Tras cortar la cabeza del animal, Younes reaparece con sal gorda para echar al agua de la manguera. El fin: disolver la sangre que fluye a borbotones, cruda. Ali regresa con su familia y Mohammed introduce una varilla por la piel del animal y sopla. Consigue despegar partes del cordero. A ritmo continuo y mientras Erkia, Younes, Nadia y Mina limpian el solar, la cabra queda al desnudo. ¡La alegría se desata!

Los Azdour se juntan en la cocina. Los niños comen la lengua del animal cruda y aún humeante, y los mayores preparan brochetas con el hígado. Regadas con el omnipresente té a la menta, hablan de los familiares que van a recibir y a quiénes van a ir a visitar.

Por la tarde, tras una comida con dulces cocinados para la ocasión, los hombres -sobre todo jóvenes- van cantando casa por casa a pedir las pieles del cordero o la cabra sacrificados. Los trofeos se bajan a Imlil, a escasa media hora andando. El sastre los espera.

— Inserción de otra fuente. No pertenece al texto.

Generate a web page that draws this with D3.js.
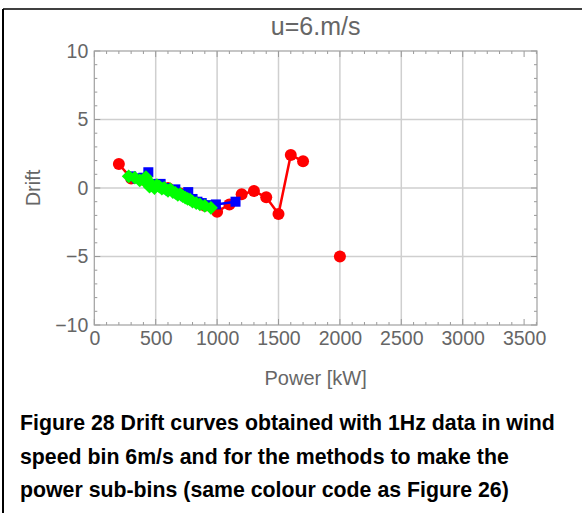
<!DOCTYPE html>
<html><head><meta charset="utf-8">
<script src="https://cdn.jsdelivr.net/npm/d3@7"></script>
<style>
html,body{margin:0;padding:0;background:#fff;}
svg{display:block;}
</style></head>
<body>
<script>
const title = "u=6.m/s";
const xLabel = "Power [kW]";
const yLabel = "Drift";
const xTicks = [0,500,1000,1500,2000,2500,3000,3500];
const xGrid = [500,1000,1500,2000,2500,3000];
const yTicks = [-10,-5,0,5,10];
const yGrid = [-5,0,5];
const captionLines = [
  "Figure 28 Drift curves obtained with 1Hz data in wind",
  "speed bin 6m/s and for the methods to make the",
  "power sub-bins (same colour code as Figure 26)"
];
// red: circles
const redX = [200,300,400,500,600,700,800,900,1000,1100,1200,1300,1400,1500,1600,1700,1800,1900,2000];
const redY = [1.75,0.7,0.6,0.15,0.0,-0.4,-0.9,-1.3,-1.73,-1.2,-0.45,-0.22,-0.68,-1.9,2.41,1.95,null,null,-5.0];
// blue: squares
const blueX = [300,350,400,440,460,500,540,580,620,660,700,740,765,800,840,875,920,990,1150];
const blueY = [0.85,0.7,0.75,1.15,0.3,0.15,0.3,0.0,-0.2,-0.1,-0.45,-0.6,-0.3,-0.8,-1.0,-1.1,-1.25,-1.2,-1.0];
// green: diamonds
const greenX = [280,330,370,400,420,440,450,470,490,510,530,550,570,600,620,640,660,680,700,720,740,760,780,800,830,860,900,950];
const greenY = [0.85,0.75,0.55,0.6,0.8,0.5,0.1,0.2,0.0,0.2,0.1,-0.05,0.0,-0.2,-0.1,-0.3,-0.35,-0.5,-0.45,-0.6,-0.7,-0.8,-0.85,-1.0,-1.1,-1.2,-1.3,-1.45];

const W = 582, H = 513;
const svg = d3.select("body").append("svg").attr("width", W).attr("height", H);
svg.append("rect").attr("width", W).attr("height", H).attr("fill", "#fff");

// outer border lines
svg.append("line").attr("x1",3).attr("x2",3).attr("y1",9).attr("y2",H).attr("stroke","#000").attr("stroke-width",2);
svg.append("line").attr("x1",3).attr("x2",W).attr("y1",9).attr("y2",9).attr("stroke","#000").attr("stroke-width",1.5);

const L = 94.3, R = 537, T = 51, B = 325;
const x = d3.scaleLinear().domain([0, 3605]).range([L, R]);
const y = d3.scaleLinear().domain([-10, 10]).range([B, T]);

const font = "Liberation Sans, Arial, sans-serif";
const g = svg.append("g");

// grid
g.selectAll(".gx").data(xGrid).enter().append("line")
  .attr("x1", d=>x(d)).attr("x2", d=>x(d)).attr("y1", T).attr("y2", B)
  .attr("stroke", "#cfcfcf").attr("stroke-width", 1.5);
g.selectAll(".gy").data(yGrid).enter().append("line")
  .attr("y1", d=>y(d)).attr("y2", d=>y(d)).attr("x1", L).attr("x2", R)
  .attr("stroke", "#cfcfcf").attr("stroke-width", 1.5);

// minor + major ticks on all sides (inward)
const xMinor = d3.range(0, 3601, 100);
const yMinor = d3.range(-10, 10.01, 1);
const tickCol = "#999";
xMinor.forEach(v => {
  const major = v % 500 === 0;
  const len = major ? 6 : 3;
  g.append("line").attr("x1", x(v)).attr("x2", x(v)).attr("y1", B).attr("y2", B - len).attr("stroke", tickCol).attr("stroke-width", 1);
  g.append("line").attr("x1", x(v)).attr("x2", x(v)).attr("y1", T).attr("y2", T + len).attr("stroke", tickCol).attr("stroke-width", 1);
});
yMinor.forEach(v => {
  const major = Math.round(v) % 5 === 0;
  const len = major ? 6 : 3;
  g.append("line").attr("y1", y(v)).attr("y2", y(v)).attr("x1", L).attr("x2", L + len).attr("stroke", tickCol).attr("stroke-width", 1);
  g.append("line").attr("y1", y(v)).attr("y2", y(v)).attr("x1", R).attr("x2", R - len).attr("stroke", tickCol).attr("stroke-width", 1);
});

// frame
g.append("rect").attr("x", L).attr("y", T).attr("width", R - L).attr("height", B - T)
  .attr("fill", "none").attr("stroke", "#a0a0a0").attr("stroke-width", 1.2);

// tick labels
const xAxis = d3.axisBottom(x).tickValues(xTicks).tickSize(0).tickPadding(6).tickFormat(d3.format("d"));
const xa = svg.append("g").attr("transform", `translate(0,${B})`).call(xAxis);
xa.select(".domain").remove();
xa.selectAll("text").attr("font-family", font).attr("font-size", 19.5).attr("fill", "#666").attr("dy", "0.72em");

const yAxis = d3.axisLeft(y).tickValues(yTicks).tickSize(0).tickPadding(6)
  .tickFormat(d => d < 0 ? "\u2212" + Math.abs(d) : d);
const ya = svg.append("g").attr("transform", `translate(${L},0)`).call(yAxis);
ya.select(".domain").remove();
ya.selectAll("text").attr("font-family", font).attr("font-size", 19.5).attr("fill", "#666");

// titles
svg.append("text").attr("x", (L + R) / 2).attr("y", 35).attr("text-anchor", "middle")
  .attr("font-family", font).attr("font-size", 25).attr("fill", "#666").text(title);
svg.append("text").attr("x", (L + R) / 2).attr("y", 385).attr("text-anchor", "middle")
  .attr("font-family", font).attr("font-size", 20).attr("fill", "#666").text(xLabel);
svg.append("text").attr("transform", `translate(40,${y(0)}) rotate(-90)`).attr("text-anchor", "middle")
  .attr("font-family", font).attr("font-size", 20).attr("fill", "#666").text(yLabel);

// series
const plot = svg.append("g");
function series(xs, ys, color) {
  const pts = xs.map((v, i) => ({x: v, y: ys[i]}));
  const line = d3.line().defined(d => d.y !== null).x(d => x(d.x)).y(d => y(d.y));
  plot.append("path").datum(pts).attr("d", line).attr("fill", "none").attr("stroke", color).attr("stroke-width", 2.5);
  return pts.filter(d => d.y !== null);
}
const redPts = series(redX, redY, "#ff0000");
plot.selectAll(".rc").data(redPts).enter().append("circle")
  .attr("cx", d => x(d.x)).attr("cy", d => y(d.y)).attr("r", 6).attr("fill", "#ff0000");
const bluePts = series(blueX, blueY, "#0000ff");
plot.selectAll(".bs").data(bluePts).enter().append("rect")
  .attr("x", d => x(d.x) - 5).attr("y", d => y(d.y) - 5).attr("width", 10).attr("height", 10).attr("fill", "#0000ff");
const greenPts = series(greenX, greenY, "#00ff00");
plot.selectAll(".gd").data(greenPts).enter().append("path")
  .attr("d", d3.symbol().type(d3.symbolSquare).size(95))
  .attr("transform", d => `translate(${x(d.x)},${y(d.y)}) rotate(45)`).attr("fill", "#00ff00");

// caption
captionLines.forEach((t, i) => {
  svg.append("text").attr("x", 20).attr("y", 430 + i * 33.5)
    .attr("font-family", font).attr("font-weight", "bold").attr("font-size", 21.3).attr("fill", "#000").text(t);
});
</script>
</body></html>
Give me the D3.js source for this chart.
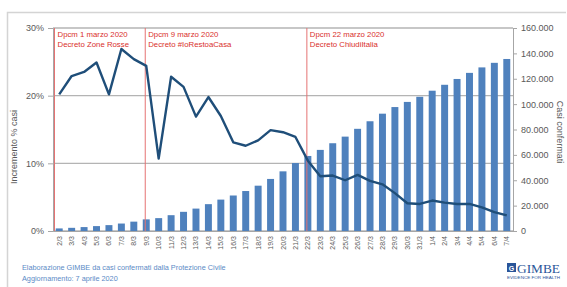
<!DOCTYPE html>
<html><head><meta charset="utf-8">
<script src="https://cdn.jsdelivr.net/npm/d3@7"></script>
<style>body{margin:0;background:#fff}svg{display:block}text{font-family:"Liberation Sans",Arial,sans-serif}</style>
</head><body><svg id="c" width="567" height="287"></svg>
<script>
const dates = ["2/3","3/3","4/3","5/3","6/3","7/3","8/3","9/3","10/3","11/3","12/3","13/3","14/3","15/3","16/3","17/3","18/3","19/3","20/3","21/3","22/3","23/3","24/3","25/3","26/3","27/3","28/3","29/3","30/3","31/3","1/4","2/4","3/4","4/4","5/4","6/4","7/4"];
const cases = [2036,2502,3089,3858,4636,5883,7375,9172,10149,12462,15113,17660,21157,24747,27980,31506,35713,41035,47021,53578,59138,63927,69176,74386,80539,86498,92472,97689,101739,105792,110574,115242,119827,124632,128948,132547,135586];
const pctIncrease = [20.2,22.9,23.5,24.9,20.2,26.9,25.4,24.4,10.7,22.8,21.3,16.9,19.8,17.0,13.1,12.6,13.4,14.9,14.6,13.9,10.4,8.1,8.2,7.5,8.3,7.4,6.9,5.6,4.1,4.0,4.5,4.2,4.0,4.0,3.5,2.8,2.3];
const leftTicks = [0,10,20,30];
const rightTicks = [0,20000,40000,60000,80000,100000,120000,140000,160000];
const events = [
  {date:"2/3", edge:true, lines:["Dpcm 1 marzo 2020","Decreto Zone Rosse"]},
  {date:"9/3", edge:false, lines:["Dpcm 9 marzo 2020","Decreto #IoRestoaCasa"]},
  {date:"22/3", edge:false, lines:["Dpcm 22 marzo 2020","Decreto ChiudiItalia"]}
];
const leftTitle = "Incremento % casi";
const rightTitle = "Casi confermati";
const footer = ["Elaborazione GIMBE da casi confermati dalla Protezione Civile","Aggiornamento: 7 aprile 2020"];

const svg = d3.select("#c");
const L=53, R=513, T=28, B=231;
// outer frame
svg.append("path").attr("d","M7.5,287 V12.5 H566").attr("fill","none").attr("stroke","#d4d4d4").attr("stroke-width",1.5);

const x = d3.scaleBand().domain(dates).range([L,R]).paddingInner(0.44).paddingOuter(0.22);
const yL = d3.scaleLinear().domain([0,30]).range([B,T]);
const yR = d3.scaleLinear().domain([0,160000]).range([B,T]);
const cx = d => x(d)+x.bandwidth()/2;

// gridlines
svg.append("g").selectAll("line").data(leftTicks).join("line")
  .attr("x1",L).attr("x2",R).attr("y1",d=>yL(d)).attr("y2",d=>yL(d))
  .attr("stroke","#b4b4b4").attr("stroke-width",1.3);

// bars
svg.append("g").selectAll("rect").data(dates).join("rect")
  .attr("x",d=>x(d)).attr("width",x.bandwidth())
  .attr("y",(d,i)=>yR(cases[i])).attr("height",(d,i)=>B-yR(cases[i]))
  .attr("fill","#4f81bd");

// left axis
const la = svg.append("g").attr("transform",`translate(${L},0)`)
  .call(d3.axisLeft(yL).tickValues(leftTicks).tickFormat(d=>d+"%").tickSize(5).tickPadding(4));
la.select(".domain").attr("stroke","#a6a6a6");
la.selectAll(".tick line").attr("stroke","#a6a6a6");
la.selectAll("text").attr("font-size",9).attr("fill","#595959").attr("font-family","Liberation Sans, Arial");

// right axis
const ra = svg.append("g").attr("transform",`translate(${R},0)`)
  .call(d3.axisRight(yR).tickValues(rightTicks).tickFormat(d=>d3.format(",")(d).replace(/,/g,".")).tickSize(4).tickPadding(4));
ra.select(".domain").attr("stroke","#a6a6a6");
ra.selectAll(".tick line").attr("stroke","#a6a6a6");
ra.selectAll("text").attr("font-size",9).attr("fill","#595959").attr("font-family","Liberation Sans, Arial");

// bottom axis
const ba = svg.append("g").attr("transform",`translate(0,${B})`)
  .call(d3.axisBottom(x).tickSize(0).tickPadding(0));
ba.select(".domain").attr("stroke","#a6a6a6");
ba.selectAll("text").attr("font-size",7).attr("fill","#595959").attr("font-family","Liberation Sans, Arial")
  .attr("text-anchor","end").attr("dy",null).attr("y",null)
  .attr("transform","translate(2.5,5) rotate(-90)");

// event lines
const ev = svg.append("g");
events.forEach(e=>{
  const px = e.edge ? x(e.date)-x.step()*x.paddingOuter()+1.5 : cx(e.date)-1;
  ev.append("line").attr("x1",px).attr("x2",px).attr("y1",T).attr("y2",B)
    .attr("stroke","#e57373").attr("stroke-width",1);
  e.lines.forEach((t,k)=>{
    ev.append("text").attr("x",px+3).attr("y",T+8.5+k*10.5).text(t)
      .attr("font-size",7.8).attr("fill","#d9302c");
  });
});

// line
svg.append("path").datum(pctIncrease)
  .attr("d",d3.line().x((d,i)=>cx(dates[i])).y(d=>yL(d)))
  .attr("fill","none").attr("stroke","#1f4e79").attr("stroke-width",2.4).attr("stroke-linejoin","round");

// axis titles
svg.append("text").attr("transform","translate(17,147) rotate(-90)").attr("text-anchor","middle")
  .attr("font-size",9).attr("fill","#595959").text(leftTitle);
svg.append("text").attr("transform","translate(557,132) rotate(90)").attr("text-anchor","middle")
  .attr("font-size",9).attr("fill","#595959").text(rightTitle);

// footer
footer.forEach((t,k)=>svg.append("text").attr("x",22).attr("y",270+k*11).text(t)
  .attr("font-size",7.3).attr("fill","#5b8ac6"));

// logo
const lg = svg.append("g");
lg.append("rect").attr("x",507).attr("y",263).attr("width",9).attr("height",9).attr("fill","#2a5599");
lg.append("text").attr("x",511.5).attr("y",270.5).attr("text-anchor","middle").attr("font-size",7).attr("fill","#fff").attr("font-weight","bold").text("G");
lg.append("text").attr("x",517).attr("y",273).attr("font-size",13).attr("fill","#2a5599")
  .style("font-family","'Liberation Serif','DejaVu Serif',serif").attr("textLength",43).attr("lengthAdjust","spacingAndGlyphs").text("GIMBE");
lg.append("text").attr("x",507).attr("y",279).attr("font-size",3.3).attr("fill","#2a5599").attr("textLength",53).attr("lengthAdjust","spacingAndGlyphs").text("EVIDENCE FOR HEALTH");
</script></body></html>
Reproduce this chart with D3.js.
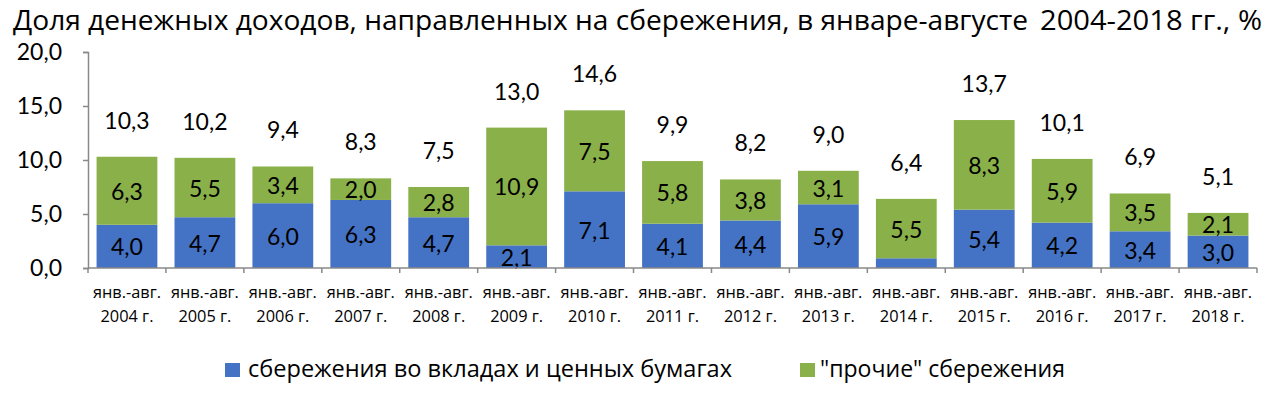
<!DOCTYPE html>
<html>
<head>
<meta charset="utf-8">
<script src="https://cdn.jsdelivr.net/npm/d3@7"></script>
<style>
  body { margin: 0; background: #fff; }
  text { font-family: "Open Sans", sans-serif; fill: #000; }
  .num { font-family: Lato, "Open Sans", sans-serif; }
</style>
</head>
<body>
<svg id="chart"></svg>
<script>
// --------------------
// Data
// --------------------
const years = ["2004", "2005", "2006", "2007", "2008", "2009", "2010", "2011",
  "2012", "2013", "2014", "2015", "2016", "2017", "2018"];
const deposits = [4.0, 4.7, 6.0, 6.3, 4.7, 2.1, 7.1, 4.1, 4.4, 5.9, 0.9, 5.4, 4.2, 3.4, 3.0];
const other = [6.3, 5.5, 3.4, 2.0, 2.8, 10.9, 7.5, 5.8, 3.8, 3.1, 5.5, 8.3, 5.9, 3.5, 2.1];
const totals = [10.3, 10.2, 9.4, 8.3, 7.5, 13.0, 14.6, 9.9, 8.2, 9.0, 6.4, 13.7, 10.1, 6.9, 5.1];
const yTicks = [0, 5, 10, 15, 20];
const seriesNames = ["сбережения во вкладах и ценных бумагах", "\"прочие\" сбережения"];
const titleMain = "Доля денежных доходов, направленных на сбережения, в январе-августе";
const titleTail = "2004-2018 гг., %";

// --------------------
// Basic setup
// --------------------
const width = 1280;
const height = 393;
const colors = ["#4472C4", "#8AB04A"];
const axisColor = "#898989";
const fmt = v => v.toFixed(1).replace(".", ",");

const svg = d3.select("#chart")
  .attr("width", width)
  .attr("height", height);

const x = d3.scaleBand()
  .domain(years)
  .range([88, 1257])
  .paddingInner(0.22)
  .paddingOuter(0.11);

const y = d3.scaleLinear()
  .domain([0, 20])
  .range([268, 52]);

// --------------------
// Title (narrow Calibri look via textLength)
// --------------------
svg.append("text")
  .attr("x", 13).attr("y", 30)
  .attr("textLength", 1015)
  .attr("lengthAdjust", "spacingAndGlyphs")
  .style("font-size", "27px")
  .text(titleMain);
svg.append("text")
  .attr("x", 1040).attr("y", 30)
  .attr("textLength", 222)
  .attr("lengthAdjust", "spacingAndGlyphs")
  .style("font-size", "28px")
  .text(titleTail);

// --------------------
// Stacked bars
// --------------------
const rows = years.map((yr, i) => ({ year: yr, a: deposits[i], b: other[i], total: totals[i] }));
const stack = d3.stack().keys(["a", "b"])(rows);

const layers = svg.selectAll("g.layer")
  .data(stack)
  .join("g")
    .attr("class", "layer")
    .attr("fill", (d, i) => colors[i]);

layers.selectAll("rect")
  .data(d => d)
  .join("rect")
    .attr("x", d => x(d.data.year))
    .attr("width", x.bandwidth())
    .attr("y", d => y(d[1]))
    .attr("height", d => y(d[0]) - y(d[1]));

// segment labels (the thin 2014 one has none in the source)
layers.selectAll("text")
  .data(d => d.filter(s => s[1] - s[0] >= 1))
  .join("text")
    .attr("class", "num")
    .attr("x", d => x(d.data.year) + x.bandwidth() / 2)
    .attr("y", d => (y(d[0]) + y(d[1])) / 2 + 9)
    .attr("text-anchor", "middle")
    .style("font-size", "23px")
    .text(d => fmt(d[1] - d[0]));

// totals
svg.append("g")
  .selectAll("text")
  .data(rows)
  .join("text")
    .attr("class", "num")
    .attr("x", d => x(d.year) + x.bandwidth() / 2)
    .attr("y", d => y(d.total) - 28)
    .attr("text-anchor", "middle")
    .style("font-size", "23px")
    .text(d => fmt(d.total));

// --------------------
// Axes
// --------------------
const yAxis = svg.append("g")
  .attr("transform", "translate(88,0)")
  .call(d3.axisLeft(y).tickValues(yTicks).tickFormat(fmt).tickSize(5).tickPadding(21));
yAxis.select(".domain").attr("stroke", axisColor).attr("stroke-width", 1.5);
yAxis.selectAll(".tick line").attr("stroke", axisColor).attr("stroke-width", 1.5);
yAxis.selectAll(".tick text")
  .attr("class", "num")
  .style("font-size", "23px")
  .style("font-family", "Lato, sans-serif")
  .attr("fill", "#000");

const xAxis = svg.append("g")
  .attr("transform", "translate(0,268)");
xAxis.append("line")
  .attr("x1", 88).attr("x2", 1257)
  .attr("stroke", axisColor).attr("stroke-width", 1.5);
xAxis.selectAll("line.tk")
  .data(d3.range(years.length + 1))
  .join("line")
    .attr("class", "tk")
    .attr("x1", i => 88 + i * (1169 / years.length))
    .attr("x2", i => 88 + i * (1169 / years.length))
    .attr("y1", 0).attr("y2", 5)
    .attr("stroke", axisColor).attr("stroke-width", 1.5);

const cat = xAxis.selectAll("g.cat")
  .data(years)
  .join("g")
    .attr("class", "cat")
    .attr("transform", d => `translate(${x(d) + x.bandwidth() / 2},0)`);
cat.append("text")
  .attr("x", -34).attr("y", 30)
  .attr("textLength", 68)
  .attr("lengthAdjust", "spacingAndGlyphs")
  .style("font-size", "16px")
  .text("янв.-авг.");
cat.append("text")
  .attr("x", -26.5).attr("y", 54)
  .attr("textLength", 53)
  .attr("lengthAdjust", "spacingAndGlyphs")
  .style("font-size", "17px")
  .text(d => d + " г.");

// --------------------
// Legend
// --------------------
const legendX = [225, 800];
const legendW = [484, 245];
const legend = svg.append("g")
  .selectAll("g")
  .data(seriesNames)
  .join("g")
    .attr("transform", (d, i) => `translate(${legendX[i]},377)`);
legend.append("rect")
  .attr("x", 0).attr("y", -14)
  .attr("width", 15).attr("height", 14)
  .attr("fill", (d, i) => colors[i]);
legend.append("text")
  .attr("x", (d, i) => i === 0 ? 23 : 20)
  .attr("y", 0)
  .attr("textLength", (d, i) => legendW[i])
  .attr("lengthAdjust", "spacingAndGlyphs")
  .style("font-size", "24px")
  .text(d => d);
</script>
</body>
</html>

Las visitas familiares cumplen su agenda. La familia de Marrakech llega al hogar de los Azdour. La oscuridad se echa encima. El frío regresa y cinco pesadas mantas, de nuevo, dan las buenas noches en el Parque Nacional del Toubkal.

El cansancio hace caer rendidos a los más pequeños. Sin embargo, una palabra se repite antes de calentar la almohada: “¡Belmoun!”. A ese grito se despiertan bien temprano. Júbilo y temor son uno. El estruendo es total. Críos y adolescentes corren. Y, de pronto, el cordero se hace hombre. Aparecen cuatro hombres de las pieles. Son Belmoun, ser bípedo con cabeza de cabra y pieles aún sangrientas de los corderos sacrificados. Es un honor para quien las viste.

Esta tradición ya queda impresa en escritos del siglo XIX. “Cuando era crío, ni salíamos de casa. El miedo era tremendo”, enfatiza Hassan, mientras corren desaforadamente tras los jóvenes por los lugares más inesperados y peligrosos. La costumbre se repetirá en días venideros con Belmoun cambiando de identidad. El vecindario, a cambio, prepara a estos voluntarios un baño en el hamman de Imlil. El fuego para la sauna lo hacen con ramas nacidas en la tierra en la que creen.